What an animal

The opening text of the new Animals Inside Out exhibition at the Natural History Museum tells the visitor that anatomy is beautiful. The displays have been constructed by Gunther von Hagens' team that created the infamous Body Worlds exhibition, and so much controversy along with it, which I am sad to say I have never seen. Yet, there is indeed both grace and grandeur to the multiple animals which form the show.

From giant squid to elephants, with rabbits, frogs, pigs and fish in between, the displays take you on a journey through the intricacies of animal anatomy. Hagens' trademark plastinated cadavers are set aside striking photographic cross-sections of various animals. You are shown musculature, skeletons, vascular and nervous systems, hearts, reproductive organs and hooves. They are beautiful and thought-provoking. The sheer quantity and intricacy of blood vessels in a horse's head or duck's foot are set beside the startlingly tiny brain of a hare and the bulging shoulder muscles of a gorilla. Most awe-inspiring, at the centre of the show, are the huge size and strength of an elephant's musculature, and a giraffe sliced into over a hundred wafer-thin transverse cross-sections.

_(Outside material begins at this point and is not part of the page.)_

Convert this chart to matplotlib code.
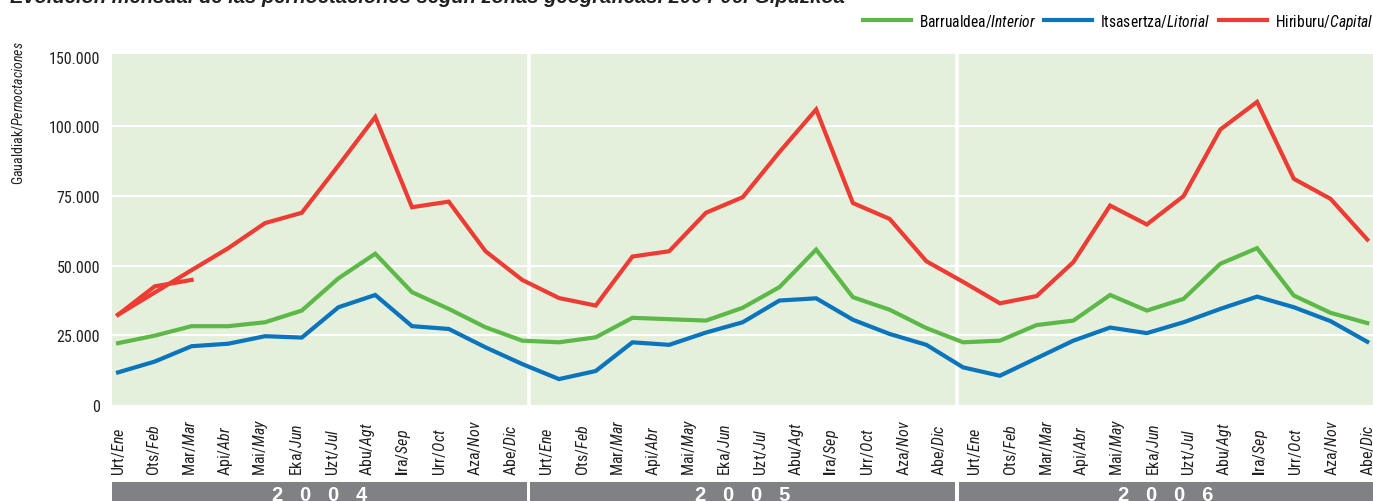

Given the furore surrounding Body Worlds, I expected to find the show disturbing and/or tasteless but, apart from a sheep cadaver displayed standing on its own skin in rug form, I found it quite the reverse. I came out both educated and edified, a marked contrast, I was struck to realise, to my emotions on leaving Damien Hirst's much feted retrospective at Tate Modern a couple of weeks ago. Much like von Hagens, Hirst has sought both to instruct and emote with his whole or cross-sectioned animals preserved in formaldehyde. Most famous are his shark, The Physical Impossibility in the mind of someone Living, and cow and calf, Mother and Child, divided. These I find simply sad. The shark floats, slowly decomposing, in his tank, the raw edges of his gills emphasising his lack of motion. These art works don't inspire me with awe or fear, merely with a sense of a wasted life.

I learnt at the NHM yesterday that sharks have to maintain constant motion in order not to sink. It seems to me that in Hirst's work their meaning has been removed, their motion arrested, where in Animals Inside Out they have been given both an aesthetic and educative dignity. Art requires both of these. I wonder what would happen if the NHM attempted to submit von Hagens for the next Turner Prize?